## [Exercise inputs]
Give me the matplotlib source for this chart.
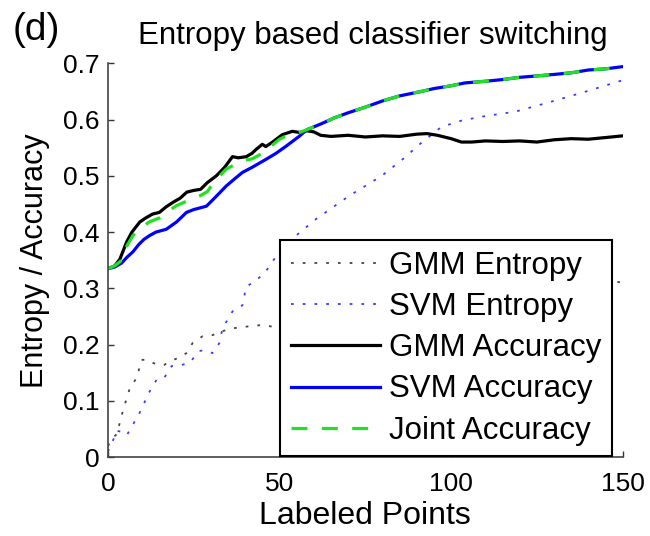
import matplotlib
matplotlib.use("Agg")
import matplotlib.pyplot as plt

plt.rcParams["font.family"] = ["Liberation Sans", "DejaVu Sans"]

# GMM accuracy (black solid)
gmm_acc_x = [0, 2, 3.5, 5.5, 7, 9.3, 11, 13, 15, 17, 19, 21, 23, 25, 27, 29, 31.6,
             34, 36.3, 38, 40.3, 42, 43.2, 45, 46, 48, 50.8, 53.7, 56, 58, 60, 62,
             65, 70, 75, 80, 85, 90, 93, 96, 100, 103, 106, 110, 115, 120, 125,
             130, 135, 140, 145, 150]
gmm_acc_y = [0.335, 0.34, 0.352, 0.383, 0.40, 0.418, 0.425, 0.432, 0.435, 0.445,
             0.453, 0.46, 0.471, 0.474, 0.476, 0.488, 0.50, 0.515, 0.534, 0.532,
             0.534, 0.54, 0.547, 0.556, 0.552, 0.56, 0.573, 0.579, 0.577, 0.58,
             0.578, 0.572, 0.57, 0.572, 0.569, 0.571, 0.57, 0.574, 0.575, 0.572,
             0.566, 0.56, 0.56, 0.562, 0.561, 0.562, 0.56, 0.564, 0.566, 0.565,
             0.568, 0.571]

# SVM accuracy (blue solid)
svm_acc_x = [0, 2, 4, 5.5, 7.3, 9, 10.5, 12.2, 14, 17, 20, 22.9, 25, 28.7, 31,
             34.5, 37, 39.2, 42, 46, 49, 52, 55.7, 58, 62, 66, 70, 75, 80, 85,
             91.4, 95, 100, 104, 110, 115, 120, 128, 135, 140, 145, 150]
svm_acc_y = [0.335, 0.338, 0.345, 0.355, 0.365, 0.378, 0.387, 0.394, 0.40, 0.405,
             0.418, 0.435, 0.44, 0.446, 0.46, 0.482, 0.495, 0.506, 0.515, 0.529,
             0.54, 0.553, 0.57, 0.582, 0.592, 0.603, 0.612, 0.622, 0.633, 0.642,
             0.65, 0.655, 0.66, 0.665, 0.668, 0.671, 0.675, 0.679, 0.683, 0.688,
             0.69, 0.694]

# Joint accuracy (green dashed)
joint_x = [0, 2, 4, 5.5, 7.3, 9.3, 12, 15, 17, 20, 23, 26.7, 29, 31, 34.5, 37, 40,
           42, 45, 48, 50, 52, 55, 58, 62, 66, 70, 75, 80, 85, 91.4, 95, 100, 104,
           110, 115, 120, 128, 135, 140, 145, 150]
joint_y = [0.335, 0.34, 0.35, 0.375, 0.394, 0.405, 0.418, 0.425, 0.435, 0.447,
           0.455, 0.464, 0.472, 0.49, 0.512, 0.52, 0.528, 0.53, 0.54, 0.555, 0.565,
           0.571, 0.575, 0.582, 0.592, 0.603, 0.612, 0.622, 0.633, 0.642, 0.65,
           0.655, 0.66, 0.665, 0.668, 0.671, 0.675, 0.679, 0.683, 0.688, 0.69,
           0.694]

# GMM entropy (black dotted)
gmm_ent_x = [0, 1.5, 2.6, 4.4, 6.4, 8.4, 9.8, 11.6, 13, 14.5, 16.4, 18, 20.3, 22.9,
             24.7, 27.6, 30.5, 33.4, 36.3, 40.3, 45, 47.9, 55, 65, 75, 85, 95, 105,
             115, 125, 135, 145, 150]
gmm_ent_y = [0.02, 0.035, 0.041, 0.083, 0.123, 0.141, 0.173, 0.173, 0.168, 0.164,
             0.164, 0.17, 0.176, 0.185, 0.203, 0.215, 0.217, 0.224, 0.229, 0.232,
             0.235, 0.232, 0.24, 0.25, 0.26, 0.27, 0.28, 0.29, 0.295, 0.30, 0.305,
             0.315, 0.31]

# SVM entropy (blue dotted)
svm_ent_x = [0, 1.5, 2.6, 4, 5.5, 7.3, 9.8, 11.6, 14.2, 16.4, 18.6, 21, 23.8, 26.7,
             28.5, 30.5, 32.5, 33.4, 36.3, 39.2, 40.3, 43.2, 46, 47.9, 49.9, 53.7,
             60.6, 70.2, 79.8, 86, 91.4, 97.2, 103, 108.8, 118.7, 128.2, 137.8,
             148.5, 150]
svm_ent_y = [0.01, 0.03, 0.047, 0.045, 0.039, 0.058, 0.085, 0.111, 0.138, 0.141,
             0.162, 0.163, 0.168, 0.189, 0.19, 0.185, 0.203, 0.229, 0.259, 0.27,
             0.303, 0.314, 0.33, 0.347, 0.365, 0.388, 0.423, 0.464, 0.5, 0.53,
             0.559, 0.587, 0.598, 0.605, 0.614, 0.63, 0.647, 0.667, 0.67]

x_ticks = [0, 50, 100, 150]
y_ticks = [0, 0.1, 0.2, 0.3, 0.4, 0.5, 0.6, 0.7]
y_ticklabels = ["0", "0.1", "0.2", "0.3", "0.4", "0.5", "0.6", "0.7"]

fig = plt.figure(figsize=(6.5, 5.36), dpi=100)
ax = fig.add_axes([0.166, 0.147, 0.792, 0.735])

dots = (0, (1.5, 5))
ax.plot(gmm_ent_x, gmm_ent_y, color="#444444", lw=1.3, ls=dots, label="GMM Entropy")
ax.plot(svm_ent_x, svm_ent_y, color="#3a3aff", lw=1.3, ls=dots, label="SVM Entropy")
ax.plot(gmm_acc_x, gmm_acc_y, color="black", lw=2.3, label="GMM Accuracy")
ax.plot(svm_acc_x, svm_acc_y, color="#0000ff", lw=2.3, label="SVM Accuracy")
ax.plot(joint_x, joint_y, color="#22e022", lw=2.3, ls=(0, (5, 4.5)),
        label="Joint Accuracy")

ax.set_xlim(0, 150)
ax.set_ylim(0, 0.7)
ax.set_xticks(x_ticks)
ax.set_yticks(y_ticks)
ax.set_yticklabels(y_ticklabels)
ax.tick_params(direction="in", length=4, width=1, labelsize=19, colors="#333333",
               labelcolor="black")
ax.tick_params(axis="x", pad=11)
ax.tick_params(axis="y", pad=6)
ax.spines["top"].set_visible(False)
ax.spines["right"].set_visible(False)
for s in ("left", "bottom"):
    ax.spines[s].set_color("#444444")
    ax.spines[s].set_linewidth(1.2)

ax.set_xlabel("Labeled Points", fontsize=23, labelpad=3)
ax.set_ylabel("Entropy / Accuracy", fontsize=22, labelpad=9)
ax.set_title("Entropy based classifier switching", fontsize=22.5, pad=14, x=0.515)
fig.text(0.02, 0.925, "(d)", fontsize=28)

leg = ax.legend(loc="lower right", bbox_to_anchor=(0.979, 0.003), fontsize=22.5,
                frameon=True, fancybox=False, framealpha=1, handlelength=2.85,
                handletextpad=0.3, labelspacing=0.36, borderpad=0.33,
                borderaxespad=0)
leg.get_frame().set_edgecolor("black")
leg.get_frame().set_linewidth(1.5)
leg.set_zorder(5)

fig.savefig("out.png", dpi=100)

---

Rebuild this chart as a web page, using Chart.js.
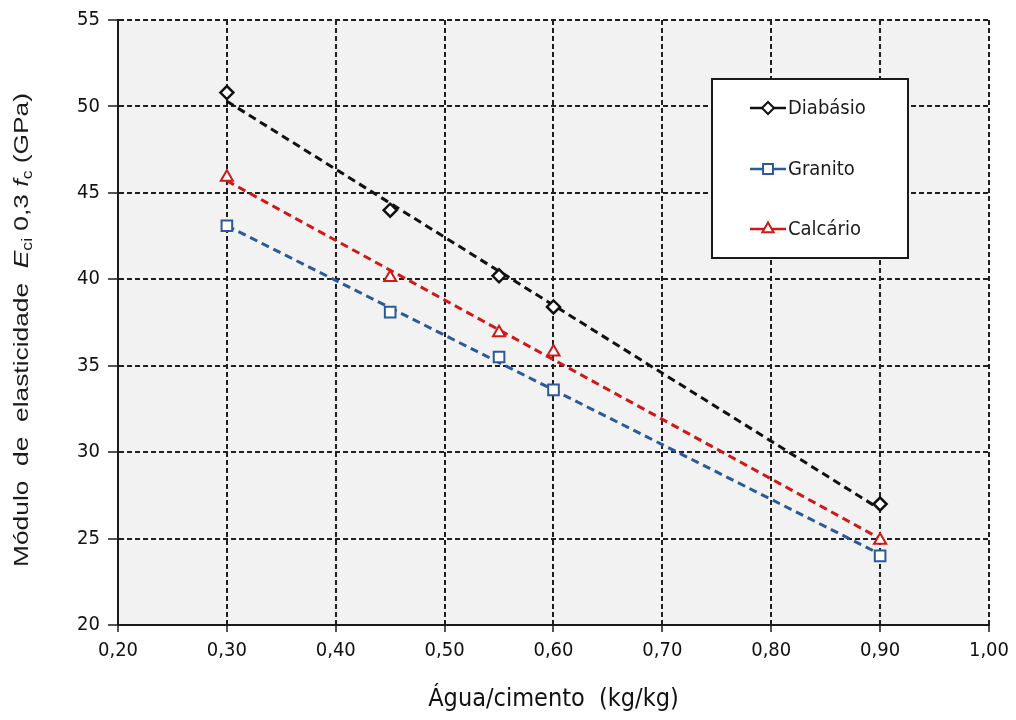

## [Task details]
All lines above from the one containing "Give me the matplotlib source for this chart." through the one containing "0.69, 0.694]" are to be quoted exactly, and only those; pictures are left out.

## [Solution to the exercise]
Give me the matplotlib source for this chart.
import matplotlib
matplotlib.use("Agg")
import matplotlib.pyplot as plt

plt.rcParams["font.family"] = ["Liberation Sans", "DejaVu Sans"]

# GMM accuracy (black solid)
gmm_acc_x = [0, 2, 3.5, 5.5, 7, 9.3, 11, 13, 15, 17, 19, 21, 23, 25, 27, 29, 31.6,
             34, 36.3, 38, 40.3, 42, 43.2, 45, 46, 48, 50.8, 53.7, 56, 58, 60, 62,
             65, 70, 75, 80, 85, 90, 93, 96, 100, 103, 106, 110, 115, 120, 125,
             130, 135, 140, 145, 150]
gmm_acc_y = [0.335, 0.34, 0.352, 0.383, 0.40, 0.418, 0.425, 0.432, 0.435, 0.445,
             0.453, 0.46, 0.471, 0.474, 0.476, 0.488, 0.50, 0.515, 0.534, 0.532,
             0.534, 0.54, 0.547, 0.556, 0.552, 0.56, 0.573, 0.579, 0.577, 0.58,
             0.578, 0.572, 0.57, 0.572, 0.569, 0.571, 0.57, 0.574, 0.575, 0.572,
             0.566, 0.56, 0.56, 0.562, 0.561, 0.562, 0.56, 0.564, 0.566, 0.565,
             0.568, 0.571]

# SVM accuracy (blue solid)
svm_acc_x = [0, 2, 4, 5.5, 7.3, 9, 10.5, 12.2, 14, 17, 20, 22.9, 25, 28.7, 31,
             34.5, 37, 39.2, 42, 46, 49, 52, 55.7, 58, 62, 66, 70, 75, 80, 85,
             91.4, 95, 100, 104, 110, 115, 120, 128, 135, 140, 145, 150]
svm_acc_y = [0.335, 0.338, 0.345, 0.355, 0.365, 0.378, 0.387, 0.394, 0.40, 0.405,
             0.418, 0.435, 0.44, 0.446, 0.46, 0.482, 0.495, 0.506, 0.515, 0.529,
             0.54, 0.553, 0.57, 0.582, 0.592, 0.603, 0.612, 0.622, 0.633, 0.642,
             0.65, 0.655, 0.66, 0.665, 0.668, 0.671, 0.675, 0.679, 0.683, 0.688,
             0.69, 0.694]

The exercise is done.